Webscrape of the Zimmerman en Space podcast, and (re)publication on Wikimedia Commons (and Zenodo in the future). High 5 for CC0 licenses, space, astronomy and nerds!
Latest update : 17 September 2024
Episodes 1 - 92 are now available on Wikimedia Commons:
- Category: Zimmerman en Space podcast
- Gallery, grouped by year, sorted by date : Zimmerman en Space podcast
- Zimmerman en Space podcast URL list, Season 1, Episodes 1 to 92 : https://ookgezellig.github.io/Zimmerman-en-Space-podcast/episodes.html
- To be used as initial scrape map by webscraper.oi for scraping data of individual episodes
Output of webscrape, with post-processing to make data suitable input for Wikimedia Commons, OpenRefine and the Python modules used below: https://ookgezellig.github.io/Zimmerman-en-Space-podcast/ZimmermanEnSpacePodcast_episodes1-92.xlsx
- Python script: download_mp3s.py
- Folder: mp3-files
- Filenames are Buzzsprout titles, eg. 11845039-tsunami-s-op-mars.mp3
Converting from mp3 to ogg/oga:
- Python script: convert_mp3s_to_oga.py - Make sure ffmpeg is installed on your machine and it has been added to your System's PATH.
- Alternatively, use an online .mp3 to .ogg bulk converter, such as online-audio-converter.com. This was the actual tool used for converting the first batch of episodes (1-92). File extension can be changed from .ogg tot .oga without penalty.
- Folder: ogg-files
Wikimedia Commons:
- Files must be copied and renamed from Buzzsprout to Wikimedia Commons syntax titles, eg. from ogg-files/11845039-tsunami-s-op-mars.ogg to oga-files/Tsunami's_op_Mars_-Zimmerman_en_Space-S01E01-2022-12-09-_11845039.oga
- Python script: copy_and_rename_local_ogg_to_wmc_oga.py
- Folder with Commons compatible files: oga-files
- Excel file as source for OpenRefine project, to bulk upload the .oga files and metadata to Wikimedia Commons: see Excel above, this includes all columns needed for the OpenRefine project.
- OpenRefine project files : ZimmermanEnSpacePodcast-episodes1-92-xlsx.openrefine.tar.gz
- Category: Zimmerman en Space podcast
- Gallery, grouped by year, sorted by date : Zimmerman en Space podcast
- Category: Hens Zimmerman
Full-text audio transcriptions are being added bit by bit to the Commons files in the coming months.
- For the ChatGPT corrected transcribed texts of each episode, see the transcripts/chatgpt-corrected folder. Files are in Markdown (.md) format.
- For a first, fully worked example on Commons, see S01E01 Tsunami's op Mars.

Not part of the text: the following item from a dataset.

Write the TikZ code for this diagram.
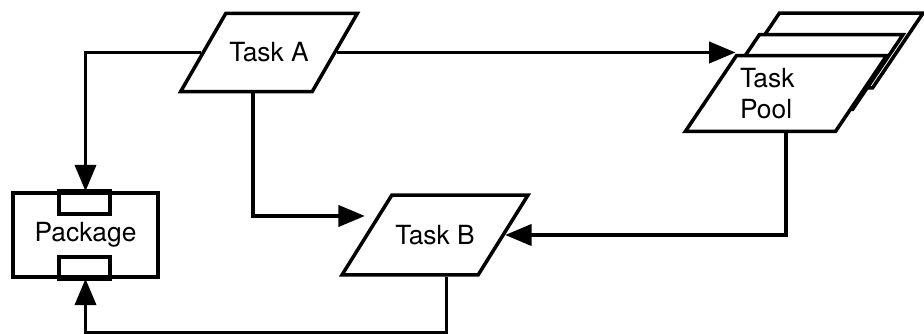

- For current status, see this issue.
To the structured data of each Commons file, main subject (P921) will be added bit by bit in the coming months. These episode subjects/keywords will be extracted from the title and full-text audio transcriptions using Named Entity Recognition (NER) techniques and subsequent reconciliation of the found entities against Wikidata. For current status, see this issue.
For a fully worked example, see S01E01 Tsunami's op Mars.
Request info about episode 14, AI en Chat GPT in de sterrenkunde
Structured data has been added to all files, so we can do some (basic) semantic searching via SPARQL queries.
- Zimmerman en Space podcast: https://www.wikidata.org/wiki/Q130355362
- Hens Zimmerman : https://www.wikidata.org/wiki/Q130279350
All episodes 1-92 of the Zimmerman en Space podcast have been licensed under the Creative Commons CC0 1.0 license, as stated in the shownotes of each episode.